Adèle (Adèle Exarchopoulos), una chiquilla que empieza a abrirse al mundo y, por tanto, a construirse a sí misma, conoce a Emma (Léa Seydoux).

Adèle titubea, se deja llevar, toca la vida con la punta de los dedos, explora con la valentía del novato, mientras que Emma, dos pasos, solo dos pasos más allá que ella en el trecho de la vida, es determinada, segura y se afianza en  un modo de vida que podríamos llamar alternativo. Emma ve en Adèle un material artístico por pulir y Adèle ve en Emma la apertura, el tarareo de un más allá, un lugar donde, quizá, dar un nuevo sentido a su existencia. Y se enamoran y bailan y follan y parecen consolidar su vínculo afectivo y, entonces, aparecen las putas fuerzas centrífugas que nos desconectan del centro; los celos, la soledad, la infidelidad… continúa, en definitiva, la existencia, las elecciones.

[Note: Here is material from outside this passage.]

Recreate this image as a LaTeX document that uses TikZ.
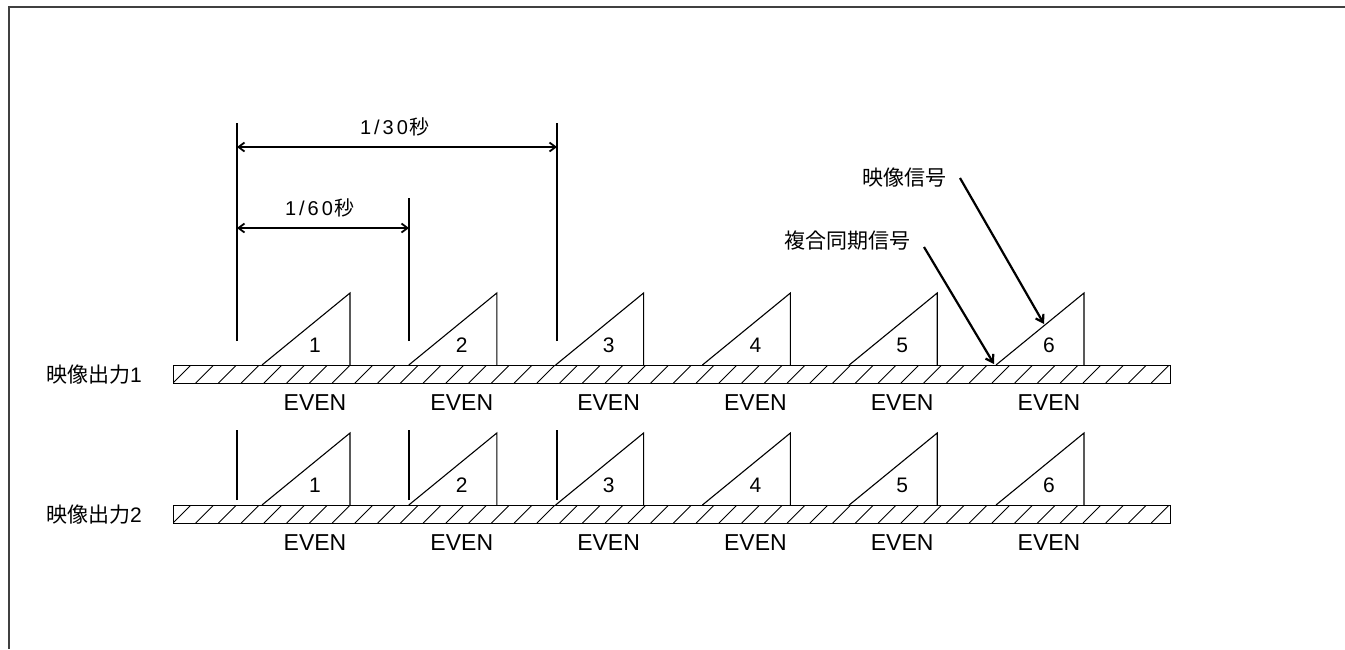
\documentclass[tikz,border=0pt]{standalone}
\usepackage{fontspec}
\setmainfont{Liberation Sans}
\newfontfamily\cjk{Noto Sans CJK JP}
\usetikzlibrary{arrows.meta}
\tikzset{
  frameline/.style={draw=black!75, line width=2pt},
  thin/.style={draw=black, line width=1.1pt},
  hatchline/.style={draw=black, line width=1pt},
  dimarrow/.style={draw=black, line width=1.8pt, {Straight Barb[length=6pt,width=9pt]}-{Straight Barb[length=6pt,width=9pt]}},
  sigarrow/.style={draw=black, line width=2.2pt, -{Straight Barb[length=7pt,width=9pt]}},
  numtxt/.style={inner sep=0pt, font=\fontsize{21}{24}\selectfont},
  eventxt/.style={inner sep=0pt, font=\fontsize{23}{26}\selectfont},
  cjktxt/.style={inner sep=0pt, font=\fontsize{21}{24}\selectfont\cjk},
  dimtxt/.style={inner sep=0pt, font=\fontsize{20}{24}\selectfont},
}
\begin{document}
\begin{tikzpicture}[x=1pt,y=-1pt]
\useasboundingbox (0,0) rectangle (1345,649);
% frame (top and left)
\draw[frameline] (1345,7) -- (8.5,7) -- (8.5,649);

% two hatched bars with triangles
\foreach \r/\by in {1/365,2/505}{
  \begin{scope}
    \clip (173,\by) rectangle (1170,{\by+18});
    \foreach \i in {-1,...,44}{
      \draw[hatchline] ({173+\i*22.75},{\by+18}) -- ++(18,-18);
    }
  \end{scope}
  \node[draw=black, line width=1.1pt, minimum width=997pt, minimum height=18pt, inner sep=0pt, anchor=north west] (bar\r) at (173,\by) {};
  \foreach \k in {0,...,5}{
    \pgfmathsetmacro{\rx}{350+\k*146.8}
    \pgfmathtruncatemacro{\kk}{\k+1}
    \draw[thin] ({\rx-88},\by) -- (\rx,{\by-72}) -- (\rx,\by);
    \coordinate (t\r\kk) at ({\rx-88},\by);
    \node[numtxt] (n\r\kk) at ({\rx-35},{\by-20}) {\kk};
    \node[eventxt] (e\r\kk) at ({\rx-35},{\by+38}) {EVEN};
  }
}

% row labels
\node[cjktxt] (lab1) at (94,375) {映像出力\rmfamily 1};
\node[cjktxt] (lab2) at (94,515) {映像出力\rmfamily 2};

% vertical marker lines, row 1
\coordinate (v1b) at (237,341); \coordinate (v1t) at (237,123);
\coordinate (v2b) at (409,341); \coordinate (v2t) at (409,198);
\coordinate (v3b) at (557,341); \coordinate (v3t) at (557,123);
\draw[thin] (v1b) -- (v1t);
\draw[thin] (v2b) -- (v2t);
\draw[thin] (v3b) -- (v3t);
% vertical marker lines, row 2
\coordinate (w1b) at (237,500); \coordinate (w1t) at (237,430);
\coordinate (w2b) at (409,500); \coordinate (w2t) at (409,430);
\coordinate (w3b) at (557,500); \coordinate (w3t) at (557,430);
\draw[thin] (w1b) -- (w1t);
\draw[thin] (w2b) -- (w2t);
\draw[thin] (w3b) -- (w3t);

% dimension arrows
\coordinate (d30l) at (237,147); \coordinate (d30r) at (557,147);
\coordinate (d60l) at (237,228); \coordinate (d60r) at (409,228);
\draw[dimarrow] (d30l) -- (d30r);
\draw[dimarrow] (d60l) -- (d60r);
\node[dimtxt] (l30) at (395,127) {1\hspace{3pt}/\hspace{3pt}3\hspace{3pt}0\hspace{2pt}{\cjk 秒}};
\node[dimtxt] (l60) at (320,208) {1\hspace{3pt}/\hspace{3pt}6\hspace{3pt}0\hspace{2pt}{\cjk 秒}};

% signal labels and arrows
\node[cjktxt] (sig) at (904,178) {映像信号};
\node[cjktxt] (sync) at (847,241) {複合同期信号};
\coordinate (sigs) at (960,178);
\coordinate (sige) at (1044,324);
\coordinate (syncs) at (924,247);
\coordinate (synce) at (994,364);
\draw[sigarrow] (sigs) -- (sige);
\draw[sigarrow] (syncs) -- (synce);
\end{tikzpicture}
\end{document}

Adèle Exarchopoulos, una actriz extraordinaria

En medio de esta épica, pues toda vida humana contiene la tragedia de la épica, nos encontramos con la actriz Adèle Exarchopoulos (Adèle) que, a mi juicio, tardará, si es que alguna vez lo consigue, en volver a bordar un papel como este. Sus ojos siempre abiertos (en contraposición a los un tanto achinados de Léa Seydoux), su sonrisa franca que suele tornarse en asombro, sus maneras sociales correctas y asumidas (más que conquistadas) conforman una contundente metáfora de lo que este ser humano, en forma de chiquilla, tiene que afrontar en su exploración del mundo.

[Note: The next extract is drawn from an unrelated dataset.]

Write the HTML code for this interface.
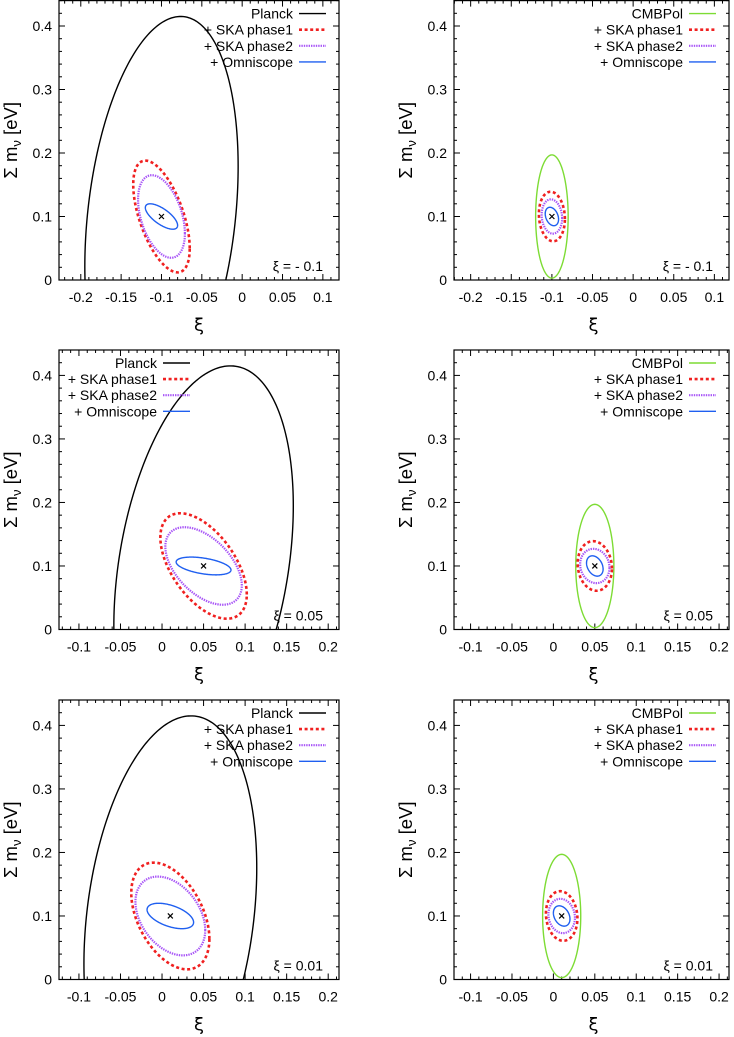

Adèle, la actriz y Adèle, el personaje, consiguen a lo largo de toda la filmación que oigamos crecer sus huesos, que sintamos como propios sus pasos, uno adelante y otro atrás; que palpemos su desconcierto, que es el nuestro pues no venimos aquí con nada fijo ni con ningún manual de uso. Pero es, quizá, en las escenas de interacción sexual, crudas, explícitas, tiernas y hasta deliciosamente torpes, relatadas con una habilidad pocas veces vista en el cine, donde mejor apreciamos lo que es estirarse, crecer y menguar; lo que es la esperanza en algo que nos trasciende y lo que es enamorarse; el no querer tener lugar para esconderse, el renegar de la intimidad, el entregarle y obligarle a aceptar al otro lo poco que hay de uno.

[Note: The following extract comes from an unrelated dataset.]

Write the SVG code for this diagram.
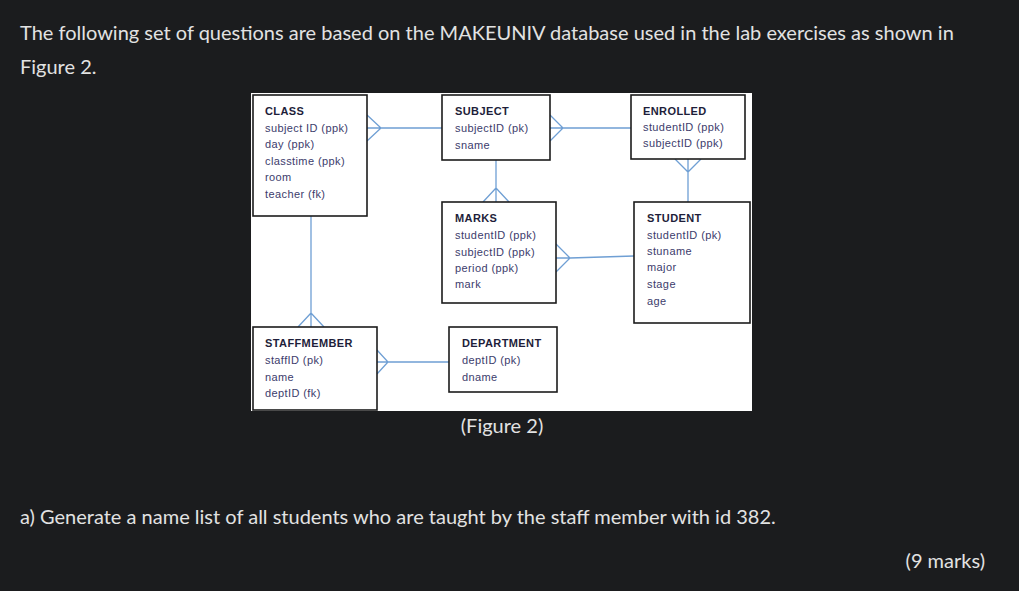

Son escenas lésbicas, pero, créanme, eso no importa, pues La vida de Adèle no es un manifiesto reivindicativo de la homosexualidad, sino un manifiesto reivindicativo de lo que es ser humano y del talento en saber contar eso tan farragoso, gratificante y trágico de intentar conformar pareja. Y es que, en definitiva, la virtud, la pericia y el éxito de La vida de Adèle quizá  resida en que no es solo la vida de Adèle, sino también la del espectador, la mía y la suya, querido/a  lector/a, la que se nos relata.

Los griegos del siglo V a.C. no tenían cine, pero inventaron una particular forma de teatro como estrategia política de conformar democracia. En ese ejercicio representativo, el ciudadano, como en la vida pública de la democracia, tenía una misión capital; elegir. Aprender a tomar partido, estimular el juicio, posicionarse con éste o aquel y asumir las responsabilidades de esas acciones. Puede ser que, como tragedia, Adèle no alcance a Antígona y que no hubiera recibido la corona de hiedra con la que se premiaba a la mejor obra (y haya tenido que conformarse con una Palma de Oro), pero en lo radical, en lo bello y en el horror, son un reflejo de lo mismo.